Tuttavia se si provava a calcolare, a partire dalla fisica che conosciamo, l’energia e la quantità di raggi gamma che avrebbe dovuto emettere il gas interstellare si ricavava un risultato che era in contrasto con quanto si poteva osservare con i telescopi spaziali.

Integral ha modificato l’ipotesi dominante: osservando verso il centro della Galassia è riuscito a identificare una per una oltre cento sorgenti individuali di raggi gamma, oggetti cioè di origine stellare che sono responsabili della luminosità gamma diffusa nella zona centrale della Via Lattea.

Ma non è solo questo: tra le sorgenti individuali osservate da Integral, molte appaiono non classificabili in alcuna delle categorie dei corpi celesti noti.

Il risultato va confermato, ma si potrebbe trattare di sistemi come quelli che abbiamo appena descritto

Il telescopio spaziale dell'ESA Integral che identifica raggi gamma nell' Large Space Simulator
Il telescopio spaziale dell'ESA Integral che identifica raggi gamma nell' Large Space Simulator

Ma una scoperta così cambia molto la nostra comprensione della Galassia?

L’identificazione delle sorgenti individuali, come dicevo, al momento è limitata al centro della Galassia. Se venisse estesa all’intera Via Lattea, certamente rimuoverebbe quella incoerenza fra osservazione e previsione teorica.

Significherebbe, per esempio, che abbiamo capito un po’ meglio il comportamento del gas diffuso fra le stelle.

Inoltre, se viene confermata la natura di queste sorgenti, riconoscendo che sono simili a quella identificata in ottobre, significherebbe che Integral ha sollevato una nebbia di raggi gamma, scoprendo una nuova popolazione di corpi celesti.

E questo non è una curiosità zoologica fine a se stessa: quando si scopre un “mostro” del cielo, è fondamentale cercare di capire quanto questi fenomeni sono comuni: se si tratta, cioè di fenomeni comuni, che ci rivelano meccanismi universali che possiamo aspettarci ovunque, oppure molto specifici e caratteristici.

Lo stesso problema della vita sulla Terra rientra in questa tipologia: siamo dei mostri, degli eventi unici nell’universo, oppure siamo un fenomeno comune.

Se ci accontentiamo di una formula, si potrebbe dire che i satelliti spaziali hanno aperto nuove finestre dalle quali si vede un cielo diverso e, attraverso di esso, impariamo a vedere in modo diverso noi stessi.

Spettro elettromagnetico
Spettro elettromagnetico

In Integral c’è anche un forte contributo italiano.
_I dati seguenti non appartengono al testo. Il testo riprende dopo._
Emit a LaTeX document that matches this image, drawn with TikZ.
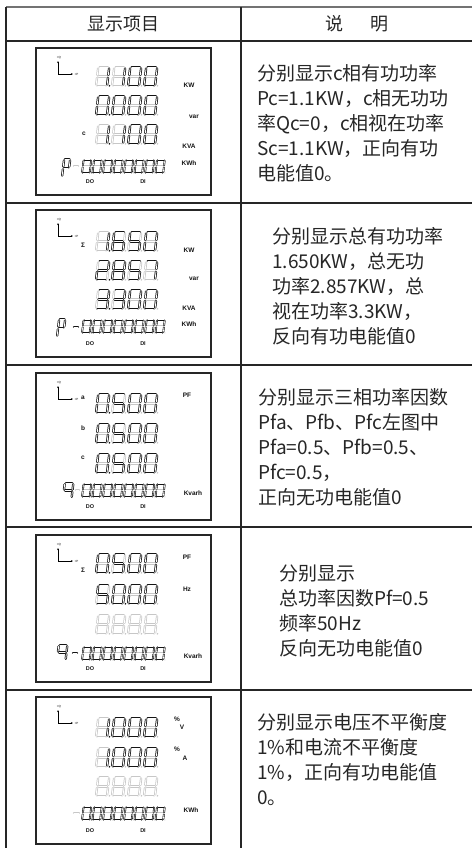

Responsabile scientifico dello strumento principale, IBIS, è Pietro Ubertini, dell’Istituto di Astrofisica Spaziale di Roma. Come sta l’Italia in questo settore?

L’Italia ha dato un contributo scientifico enorme all’astronomia moderna, grazie ai lavori pionieristici nel corso degli anni ’60 di Bruno Rossi, Giuseppe Occhialini e Riccardo Giacconi, a cui è stato conferito il premio Nobel per la fisica nel 2002 proprio per la nascita dell’Astronomia X.

Più recentemente il telescopio italo-olandese BeppoSaX, sviluppato dall’ASI, ha regalato alla comunità internazionale i primi indizi per risolvere un altro degli interrogativi che l’astronomia a raggi gamma sta ponendo in questi trent’anni: l’origine dei lampi di raggi gamma. E molti italiani partecipano ai massimi livelli alle missioni dell’Agenzia Spaziale Europea, come nel caso di Umbertini.

Insomma anche oggi siamo competitivi a livello mondiali, grazie al fatto che le nostre università sfornano giovani ricercatori molto preparati. Che però, come ben sappiamo, hanno poi enormi problemi per affermarsi in Italia: la stessa carriera di Riccardo Giacconi si è svolta principalmente all’estero. E oggi è cittadino americano.